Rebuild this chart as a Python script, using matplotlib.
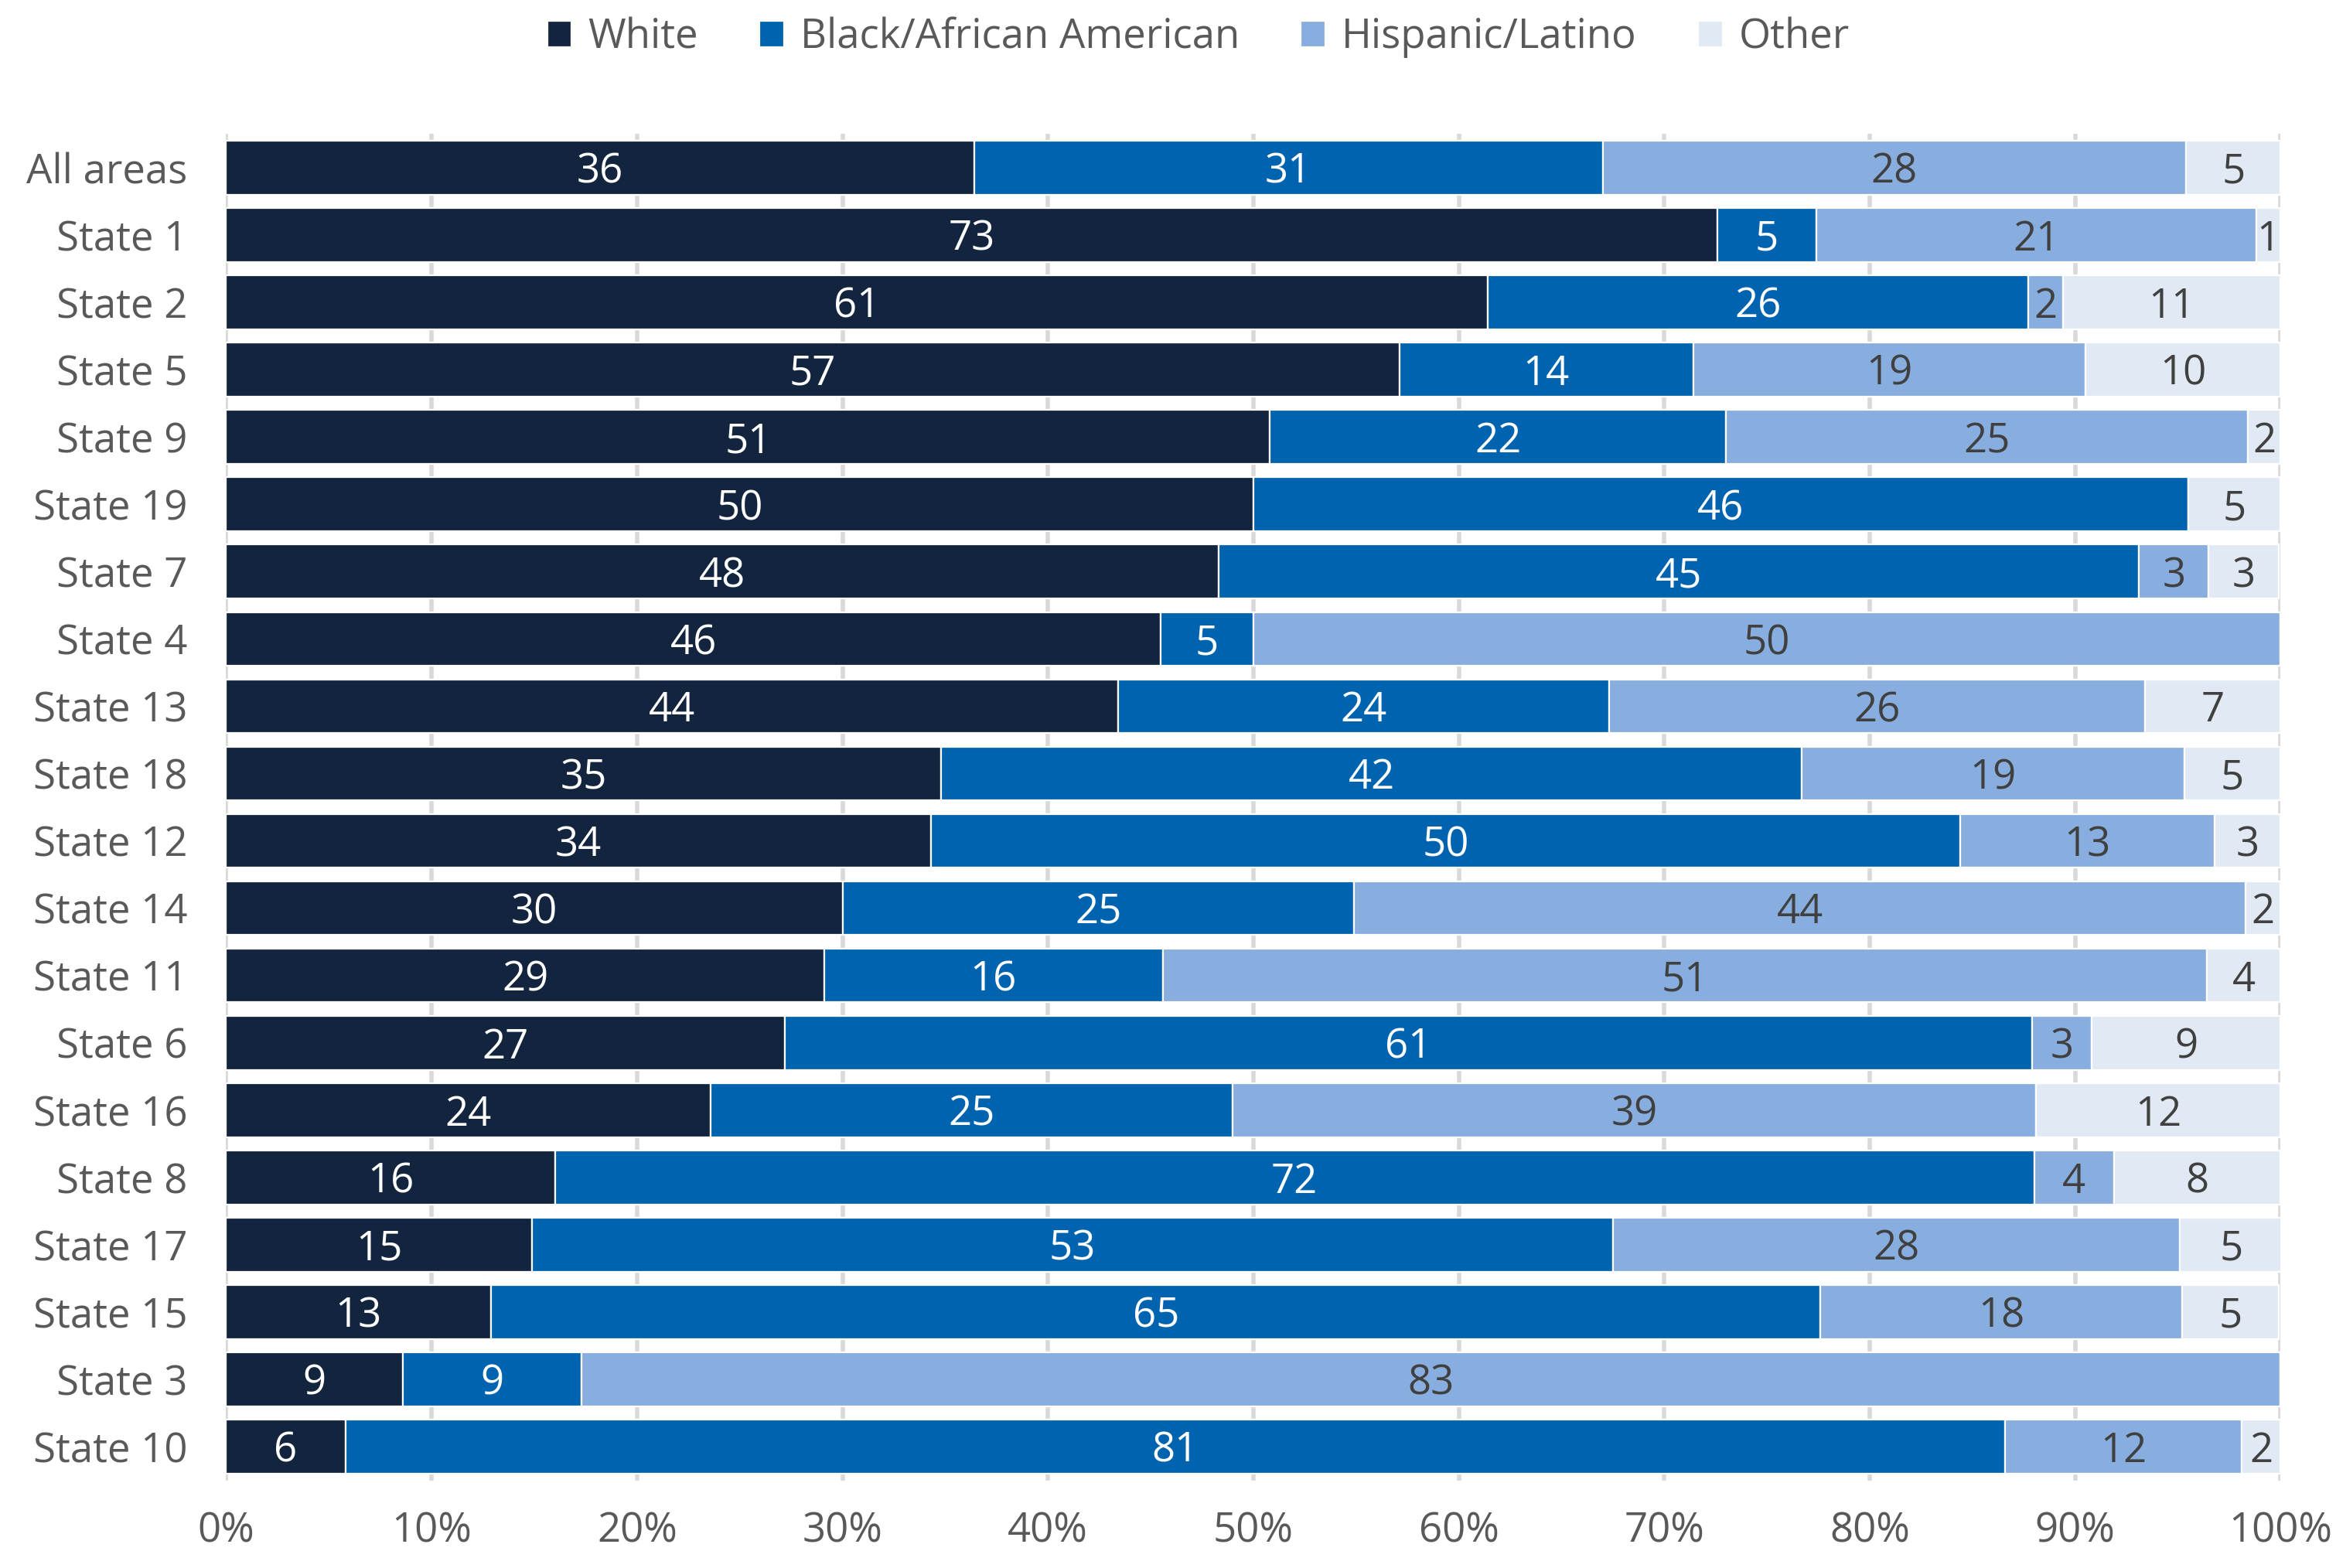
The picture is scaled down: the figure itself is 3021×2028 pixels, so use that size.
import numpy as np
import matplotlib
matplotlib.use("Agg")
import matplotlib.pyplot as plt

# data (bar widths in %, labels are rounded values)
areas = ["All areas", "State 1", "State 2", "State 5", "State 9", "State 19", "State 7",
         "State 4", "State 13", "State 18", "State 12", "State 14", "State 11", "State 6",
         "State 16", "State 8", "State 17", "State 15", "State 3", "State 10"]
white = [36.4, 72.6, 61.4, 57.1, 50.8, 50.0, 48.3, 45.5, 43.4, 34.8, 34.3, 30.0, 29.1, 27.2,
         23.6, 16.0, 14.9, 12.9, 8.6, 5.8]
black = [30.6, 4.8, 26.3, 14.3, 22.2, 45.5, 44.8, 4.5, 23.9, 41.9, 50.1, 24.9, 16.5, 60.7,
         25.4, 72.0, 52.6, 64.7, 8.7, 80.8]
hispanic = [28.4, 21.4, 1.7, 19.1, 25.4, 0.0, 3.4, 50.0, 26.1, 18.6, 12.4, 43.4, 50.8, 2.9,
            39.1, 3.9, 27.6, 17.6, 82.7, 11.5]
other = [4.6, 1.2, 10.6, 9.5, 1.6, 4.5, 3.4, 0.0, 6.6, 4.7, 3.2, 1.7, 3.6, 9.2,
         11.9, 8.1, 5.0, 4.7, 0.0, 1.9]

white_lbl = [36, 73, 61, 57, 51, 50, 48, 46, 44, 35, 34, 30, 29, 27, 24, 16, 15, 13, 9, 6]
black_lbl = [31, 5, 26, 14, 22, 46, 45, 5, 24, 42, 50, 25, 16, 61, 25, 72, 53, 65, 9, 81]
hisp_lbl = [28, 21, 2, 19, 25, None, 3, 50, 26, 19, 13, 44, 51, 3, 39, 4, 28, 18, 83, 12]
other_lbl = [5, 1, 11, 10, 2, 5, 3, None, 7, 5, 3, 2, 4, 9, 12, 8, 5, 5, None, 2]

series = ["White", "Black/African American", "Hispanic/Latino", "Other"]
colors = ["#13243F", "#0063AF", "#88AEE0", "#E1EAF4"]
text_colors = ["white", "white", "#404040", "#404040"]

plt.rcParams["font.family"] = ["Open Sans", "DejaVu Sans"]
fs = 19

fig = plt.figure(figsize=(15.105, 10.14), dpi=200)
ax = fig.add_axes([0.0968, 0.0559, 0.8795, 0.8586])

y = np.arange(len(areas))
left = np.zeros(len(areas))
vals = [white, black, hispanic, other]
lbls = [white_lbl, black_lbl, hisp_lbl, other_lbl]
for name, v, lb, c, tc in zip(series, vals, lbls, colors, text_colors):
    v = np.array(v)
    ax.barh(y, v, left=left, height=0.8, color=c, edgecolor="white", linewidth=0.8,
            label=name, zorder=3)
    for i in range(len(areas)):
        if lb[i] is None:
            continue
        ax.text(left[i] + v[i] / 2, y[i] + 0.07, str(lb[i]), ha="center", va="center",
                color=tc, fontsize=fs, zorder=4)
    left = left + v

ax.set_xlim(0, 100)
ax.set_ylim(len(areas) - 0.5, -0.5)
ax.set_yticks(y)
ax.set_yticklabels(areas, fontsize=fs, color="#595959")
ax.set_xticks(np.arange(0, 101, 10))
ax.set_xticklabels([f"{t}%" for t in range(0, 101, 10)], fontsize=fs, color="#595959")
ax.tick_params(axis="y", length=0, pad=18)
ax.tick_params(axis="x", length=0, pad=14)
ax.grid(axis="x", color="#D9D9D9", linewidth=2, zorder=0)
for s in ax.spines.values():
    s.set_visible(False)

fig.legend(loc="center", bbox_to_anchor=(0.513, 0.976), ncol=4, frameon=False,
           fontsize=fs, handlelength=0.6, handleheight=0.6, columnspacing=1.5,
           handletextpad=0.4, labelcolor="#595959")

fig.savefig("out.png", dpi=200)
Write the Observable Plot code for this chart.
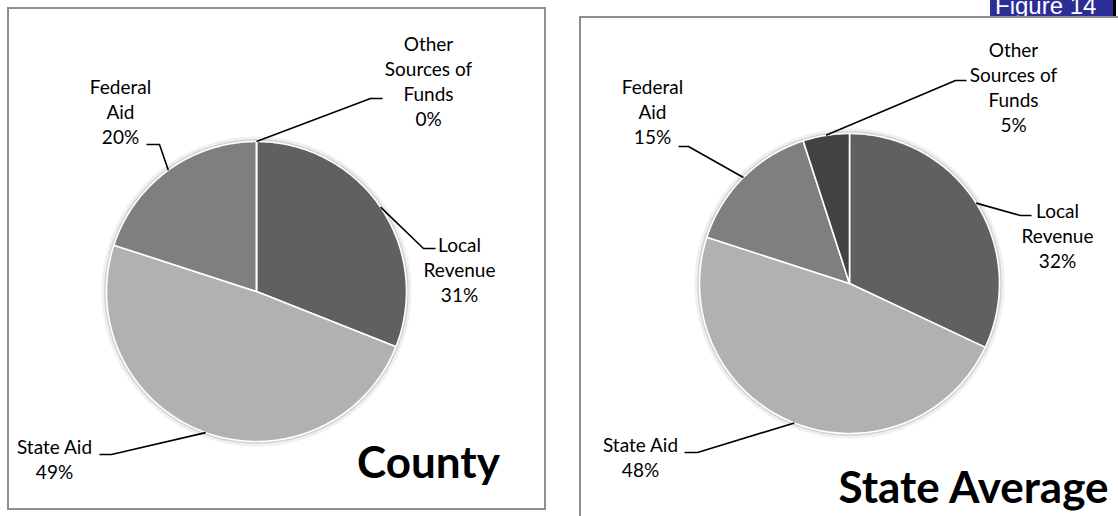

·····

## Task instructions
Copy the records above exactly, omitting every picture.

## Result of this task
Rebuild this chart as a Python script, using matplotlib.
The picture is scaled down: the figure itself is 3021×2028 pixels, so use that size.
import numpy as np
import matplotlib
matplotlib.use("Agg")
import matplotlib.pyplot as plt

# data (bar widths in %, labels are rounded values)
areas = ["All areas", "State 1", "State 2", "State 5", "State 9", "State 19", "State 7",
         "State 4", "State 13", "State 18", "State 12", "State 14", "State 11", "State 6",
         "State 16", "State 8", "State 17", "State 15", "State 3", "State 10"]
white = [36.4, 72.6, 61.4, 57.1, 50.8, 50.0, 48.3, 45.5, 43.4, 34.8, 34.3, 30.0, 29.1, 27.2,
         23.6, 16.0, 14.9, 12.9, 8.6, 5.8]
black = [30.6, 4.8, 26.3, 14.3, 22.2, 45.5, 44.8, 4.5, 23.9, 41.9, 50.1, 24.9, 16.5, 60.7,
         25.4, 72.0, 52.6, 64.7, 8.7, 80.8]
hispanic = [28.4, 21.4, 1.7, 19.1, 25.4, 0.0, 3.4, 50.0, 26.1, 18.6, 12.4, 43.4, 50.8, 2.9,
            39.1, 3.9, 27.6, 17.6, 82.7, 11.5]
other = [4.6, 1.2, 10.6, 9.5, 1.6, 4.5, 3.4, 0.0, 6.6, 4.7, 3.2, 1.7, 3.6, 9.2,
         11.9, 8.1, 5.0, 4.7, 0.0, 1.9]

white_lbl = [36, 73, 61, 57, 51, 50, 48, 46, 44, 35, 34, 30, 29, 27, 24, 16, 15, 13, 9, 6]
black_lbl = [31, 5, 26, 14, 22, 46, 45, 5, 24, 42, 50, 25, 16, 61, 25, 72, 53, 65, 9, 81]
hisp_lbl = [28, 21, 2, 19, 25, None, 3, 50, 26, 19, 13, 44, 51, 3, 39, 4, 28, 18, 83, 12]
other_lbl = [5, 1, 11, 10, 2, 5, 3, None, 7, 5, 3, 2, 4, 9, 12, 8, 5, 5, None, 2]

series = ["White", "Black/African American", "Hispanic/Latino", "Other"]
colors = ["#13243F", "#0063AF", "#88AEE0", "#E1EAF4"]
text_colors = ["white", "white", "#404040", "#404040"]

plt.rcParams["font.family"] = ["Open Sans", "DejaVu Sans"]
fs = 19

fig = plt.figure(figsize=(15.105, 10.14), dpi=200)
ax = fig.add_axes([0.0968, 0.0559, 0.8795, 0.8586])

y = np.arange(len(areas))
left = np.zeros(len(areas))
vals = [white, black, hispanic, other]
lbls = [white_lbl, black_lbl, hisp_lbl, other_lbl]
for name, v, lb, c, tc in zip(series, vals, lbls, colors, text_colors):
    v = np.array(v)
    ax.barh(y, v, left=left, height=0.8, color=c, edgecolor="white", linewidth=0.8,
            label=name, zorder=3)
    for i in range(len(areas)):
        if lb[i] is None:
            continue
        ax.text(left[i] + v[i] / 2, y[i] + 0.07, str(lb[i]), ha="center", va="center",
                color=tc, fontsize=fs, zorder=4)
    left = left + v

ax.set_xlim(0, 100)
ax.set_ylim(len(areas) - 0.5, -0.5)
ax.set_yticks(y)
ax.set_yticklabels(areas, fontsize=fs, color="#595959")
ax.set_xticks(np.arange(0, 101, 10))
ax.set_xticklabels([f"{t}%" for t in range(0, 101, 10)], fontsize=fs, color="#595959")
ax.tick_params(axis="y", length=0, pad=18)
ax.tick_params(axis="x", length=0, pad=14)
ax.grid(axis="x", color="#D9D9D9", linewidth=2, zorder=0)
for s in ax.spines.values():
    s.set_visible(False)

fig.legend(loc="center", bbox_to_anchor=(0.513, 0.976), ncol=4, frameon=False,
           fontsize=fs, handlelength=0.6, handleheight=0.6, columnspacing=1.5,
           handletextpad=0.4, labelcolor="#595959")

fig.savefig("out.png", dpi=200)
Write the Observable Plot code for this chart.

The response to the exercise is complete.